Records for the exercise
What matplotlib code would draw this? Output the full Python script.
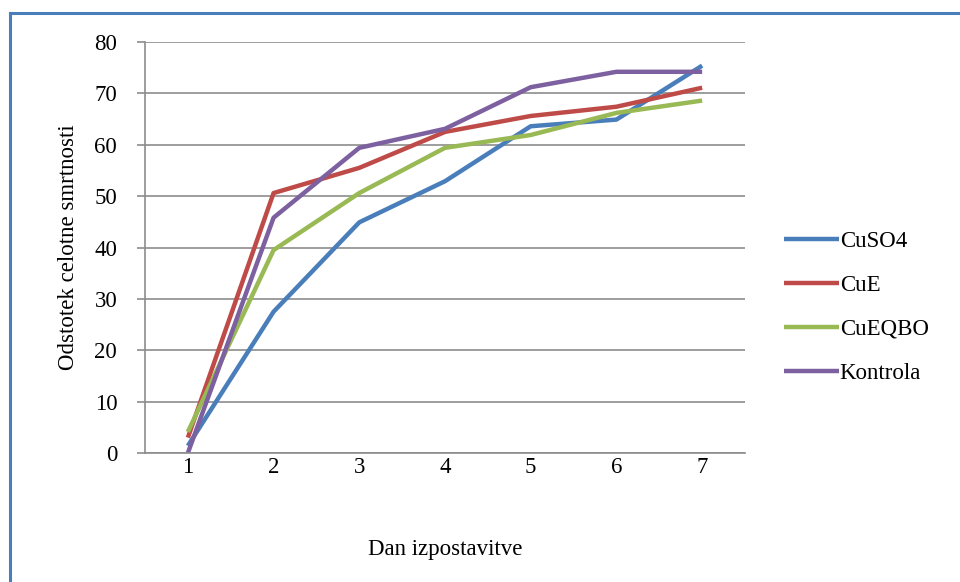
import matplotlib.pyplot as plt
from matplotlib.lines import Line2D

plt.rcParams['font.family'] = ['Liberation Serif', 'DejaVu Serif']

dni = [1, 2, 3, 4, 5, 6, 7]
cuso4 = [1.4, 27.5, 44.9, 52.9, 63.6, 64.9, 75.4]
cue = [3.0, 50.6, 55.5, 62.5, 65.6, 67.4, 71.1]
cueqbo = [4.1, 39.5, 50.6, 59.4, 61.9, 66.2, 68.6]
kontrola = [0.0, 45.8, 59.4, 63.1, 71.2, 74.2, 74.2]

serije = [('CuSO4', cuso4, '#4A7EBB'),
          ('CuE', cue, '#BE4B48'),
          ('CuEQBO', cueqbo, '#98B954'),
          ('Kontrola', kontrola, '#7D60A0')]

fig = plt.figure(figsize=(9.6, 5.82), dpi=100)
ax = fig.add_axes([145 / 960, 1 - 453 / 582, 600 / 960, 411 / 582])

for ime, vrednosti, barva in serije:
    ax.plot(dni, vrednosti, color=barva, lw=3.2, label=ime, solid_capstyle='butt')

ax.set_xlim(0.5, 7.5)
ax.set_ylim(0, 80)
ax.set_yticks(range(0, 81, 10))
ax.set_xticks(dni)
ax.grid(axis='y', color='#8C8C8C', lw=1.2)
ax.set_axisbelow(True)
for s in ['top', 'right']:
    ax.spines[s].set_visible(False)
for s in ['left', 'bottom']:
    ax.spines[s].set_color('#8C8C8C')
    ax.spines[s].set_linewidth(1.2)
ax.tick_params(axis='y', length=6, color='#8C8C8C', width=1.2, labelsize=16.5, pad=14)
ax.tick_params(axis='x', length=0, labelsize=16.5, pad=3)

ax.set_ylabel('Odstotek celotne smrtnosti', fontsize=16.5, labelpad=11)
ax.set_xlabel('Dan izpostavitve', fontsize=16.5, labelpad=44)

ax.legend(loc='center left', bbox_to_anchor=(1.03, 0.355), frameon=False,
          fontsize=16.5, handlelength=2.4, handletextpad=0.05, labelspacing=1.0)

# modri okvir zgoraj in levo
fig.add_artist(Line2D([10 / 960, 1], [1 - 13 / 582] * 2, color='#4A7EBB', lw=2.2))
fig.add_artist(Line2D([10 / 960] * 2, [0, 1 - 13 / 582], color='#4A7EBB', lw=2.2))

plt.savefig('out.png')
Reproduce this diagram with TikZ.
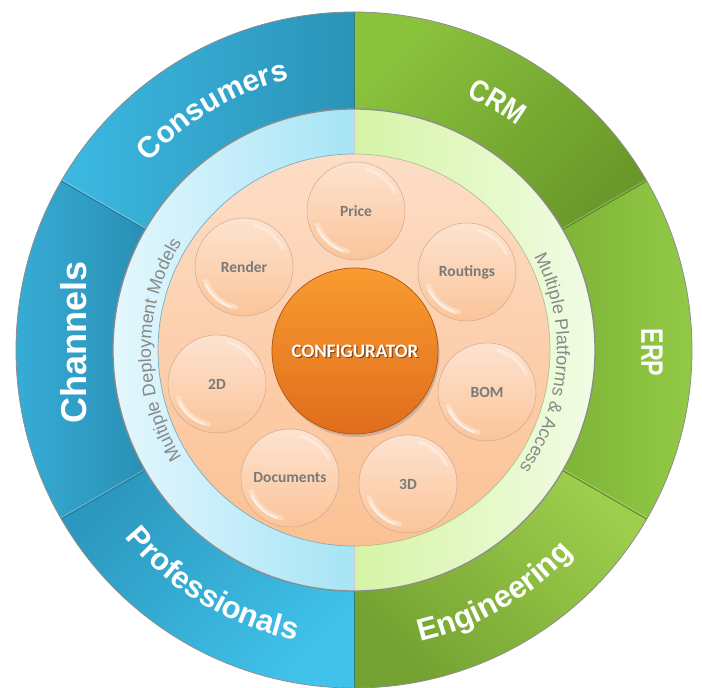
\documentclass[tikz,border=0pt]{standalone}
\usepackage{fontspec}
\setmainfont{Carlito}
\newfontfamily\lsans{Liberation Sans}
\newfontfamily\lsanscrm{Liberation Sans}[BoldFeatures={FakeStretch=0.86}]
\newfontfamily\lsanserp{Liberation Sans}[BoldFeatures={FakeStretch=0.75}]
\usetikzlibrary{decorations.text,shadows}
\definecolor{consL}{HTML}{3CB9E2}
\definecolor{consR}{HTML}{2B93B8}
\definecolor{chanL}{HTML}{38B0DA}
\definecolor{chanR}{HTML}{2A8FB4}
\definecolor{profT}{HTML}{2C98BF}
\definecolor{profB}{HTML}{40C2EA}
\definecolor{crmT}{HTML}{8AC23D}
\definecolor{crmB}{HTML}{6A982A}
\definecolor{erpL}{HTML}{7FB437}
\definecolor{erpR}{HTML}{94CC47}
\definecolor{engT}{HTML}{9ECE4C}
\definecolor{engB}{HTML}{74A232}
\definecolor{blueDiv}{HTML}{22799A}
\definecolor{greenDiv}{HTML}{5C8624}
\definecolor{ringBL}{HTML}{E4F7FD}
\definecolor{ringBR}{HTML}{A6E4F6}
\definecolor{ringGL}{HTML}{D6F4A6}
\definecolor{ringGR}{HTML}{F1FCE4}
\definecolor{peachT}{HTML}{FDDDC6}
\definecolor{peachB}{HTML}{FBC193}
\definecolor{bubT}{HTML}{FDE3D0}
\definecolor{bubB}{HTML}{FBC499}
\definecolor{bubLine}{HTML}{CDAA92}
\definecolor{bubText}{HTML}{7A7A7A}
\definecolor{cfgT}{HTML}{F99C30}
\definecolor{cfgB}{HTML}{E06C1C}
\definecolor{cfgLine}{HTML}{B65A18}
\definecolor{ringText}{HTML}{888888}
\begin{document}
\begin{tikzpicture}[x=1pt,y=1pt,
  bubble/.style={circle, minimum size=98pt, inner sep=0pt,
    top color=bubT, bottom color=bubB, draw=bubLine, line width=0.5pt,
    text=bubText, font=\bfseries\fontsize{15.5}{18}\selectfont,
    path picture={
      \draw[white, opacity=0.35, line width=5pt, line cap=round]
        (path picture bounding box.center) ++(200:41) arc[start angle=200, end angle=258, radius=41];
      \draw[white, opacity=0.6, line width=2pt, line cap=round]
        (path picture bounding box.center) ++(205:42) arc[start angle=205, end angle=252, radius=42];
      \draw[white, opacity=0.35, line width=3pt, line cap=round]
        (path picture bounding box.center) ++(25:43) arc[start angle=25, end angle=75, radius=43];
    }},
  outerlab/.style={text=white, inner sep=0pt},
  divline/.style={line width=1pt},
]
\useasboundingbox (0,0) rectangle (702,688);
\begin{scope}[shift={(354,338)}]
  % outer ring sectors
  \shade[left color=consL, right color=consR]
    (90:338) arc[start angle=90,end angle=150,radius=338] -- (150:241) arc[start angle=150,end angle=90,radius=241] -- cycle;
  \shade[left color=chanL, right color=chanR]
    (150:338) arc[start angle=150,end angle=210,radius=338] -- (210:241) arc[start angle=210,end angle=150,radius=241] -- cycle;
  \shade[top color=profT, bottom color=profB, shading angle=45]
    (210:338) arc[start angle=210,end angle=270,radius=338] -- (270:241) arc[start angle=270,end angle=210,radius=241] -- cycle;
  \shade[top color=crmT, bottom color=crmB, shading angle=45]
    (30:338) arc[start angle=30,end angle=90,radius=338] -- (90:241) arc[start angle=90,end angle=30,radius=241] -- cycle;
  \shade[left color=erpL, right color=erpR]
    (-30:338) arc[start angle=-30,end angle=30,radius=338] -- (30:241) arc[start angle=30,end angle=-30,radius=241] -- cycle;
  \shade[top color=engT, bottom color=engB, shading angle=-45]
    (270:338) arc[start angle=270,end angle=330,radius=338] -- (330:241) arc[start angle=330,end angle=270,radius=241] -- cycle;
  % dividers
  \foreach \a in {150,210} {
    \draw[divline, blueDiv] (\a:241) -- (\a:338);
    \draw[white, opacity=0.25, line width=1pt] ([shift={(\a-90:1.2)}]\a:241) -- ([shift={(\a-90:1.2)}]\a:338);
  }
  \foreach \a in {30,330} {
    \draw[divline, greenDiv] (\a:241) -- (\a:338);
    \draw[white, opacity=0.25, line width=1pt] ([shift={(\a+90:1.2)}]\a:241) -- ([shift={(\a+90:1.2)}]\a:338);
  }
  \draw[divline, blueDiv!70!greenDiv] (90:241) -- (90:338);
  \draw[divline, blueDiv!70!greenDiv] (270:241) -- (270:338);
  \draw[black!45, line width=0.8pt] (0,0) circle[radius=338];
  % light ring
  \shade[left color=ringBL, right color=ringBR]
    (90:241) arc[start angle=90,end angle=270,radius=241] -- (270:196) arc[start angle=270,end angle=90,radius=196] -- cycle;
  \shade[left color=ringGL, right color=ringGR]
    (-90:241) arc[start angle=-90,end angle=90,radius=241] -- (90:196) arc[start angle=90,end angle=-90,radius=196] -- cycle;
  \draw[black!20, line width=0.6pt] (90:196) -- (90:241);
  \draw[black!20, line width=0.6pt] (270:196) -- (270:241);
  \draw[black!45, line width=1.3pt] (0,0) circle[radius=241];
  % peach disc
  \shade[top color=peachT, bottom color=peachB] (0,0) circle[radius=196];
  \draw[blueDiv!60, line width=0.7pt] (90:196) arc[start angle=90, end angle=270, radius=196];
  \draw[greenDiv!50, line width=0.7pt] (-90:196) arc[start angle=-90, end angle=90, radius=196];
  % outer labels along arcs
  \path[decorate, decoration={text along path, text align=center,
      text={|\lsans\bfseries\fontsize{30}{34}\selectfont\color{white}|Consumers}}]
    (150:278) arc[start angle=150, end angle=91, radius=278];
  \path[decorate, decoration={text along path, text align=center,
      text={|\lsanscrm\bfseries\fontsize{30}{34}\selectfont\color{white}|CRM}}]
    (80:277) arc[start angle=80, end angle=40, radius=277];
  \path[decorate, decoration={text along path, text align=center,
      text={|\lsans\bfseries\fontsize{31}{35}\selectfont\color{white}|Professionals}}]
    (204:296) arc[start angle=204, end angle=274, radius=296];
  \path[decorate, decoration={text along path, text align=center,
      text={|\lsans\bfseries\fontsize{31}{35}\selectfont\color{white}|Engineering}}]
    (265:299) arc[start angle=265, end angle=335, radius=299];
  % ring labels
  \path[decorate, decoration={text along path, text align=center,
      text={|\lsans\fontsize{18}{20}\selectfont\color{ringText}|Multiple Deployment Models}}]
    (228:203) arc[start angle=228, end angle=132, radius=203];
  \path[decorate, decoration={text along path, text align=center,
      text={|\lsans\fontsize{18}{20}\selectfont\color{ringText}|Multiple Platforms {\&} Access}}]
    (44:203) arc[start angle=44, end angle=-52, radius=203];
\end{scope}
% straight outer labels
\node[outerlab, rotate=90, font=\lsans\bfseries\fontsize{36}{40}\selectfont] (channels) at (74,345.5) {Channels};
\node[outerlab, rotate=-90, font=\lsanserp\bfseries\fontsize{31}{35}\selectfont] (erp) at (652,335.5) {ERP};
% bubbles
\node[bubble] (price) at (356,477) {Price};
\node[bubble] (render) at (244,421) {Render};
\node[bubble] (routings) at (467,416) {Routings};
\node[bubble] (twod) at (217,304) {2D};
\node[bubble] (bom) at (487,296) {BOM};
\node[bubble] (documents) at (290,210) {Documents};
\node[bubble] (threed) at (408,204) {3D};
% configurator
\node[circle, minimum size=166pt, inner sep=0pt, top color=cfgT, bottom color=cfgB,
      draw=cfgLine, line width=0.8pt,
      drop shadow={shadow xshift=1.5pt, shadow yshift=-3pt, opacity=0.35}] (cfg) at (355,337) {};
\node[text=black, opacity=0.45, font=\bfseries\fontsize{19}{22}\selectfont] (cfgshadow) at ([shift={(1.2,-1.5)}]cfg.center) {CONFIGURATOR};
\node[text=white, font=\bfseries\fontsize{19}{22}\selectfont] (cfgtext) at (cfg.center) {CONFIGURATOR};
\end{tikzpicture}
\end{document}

Aim
Please return, exactly as written, the lines from the first line of the records above through the line containing "kontrola = [0.0, 45.8, 59.4, 63.1, 71.2, 74.2, 74.2]", both included, leaving out any pictures.

Full output
What matplotlib code would draw this? Output the full Python script.
import matplotlib.pyplot as plt
from matplotlib.lines import Line2D

plt.rcParams['font.family'] = ['Liberation Serif', 'DejaVu Serif']

dni = [1, 2, 3, 4, 5, 6, 7]
cuso4 = [1.4, 27.5, 44.9, 52.9, 63.6, 64.9, 75.4]
cue = [3.0, 50.6, 55.5, 62.5, 65.6, 67.4, 71.1]
cueqbo = [4.1, 39.5, 50.6, 59.4, 61.9, 66.2, 68.6]
kontrola = [0.0, 45.8, 59.4, 63.1, 71.2, 74.2, 74.2]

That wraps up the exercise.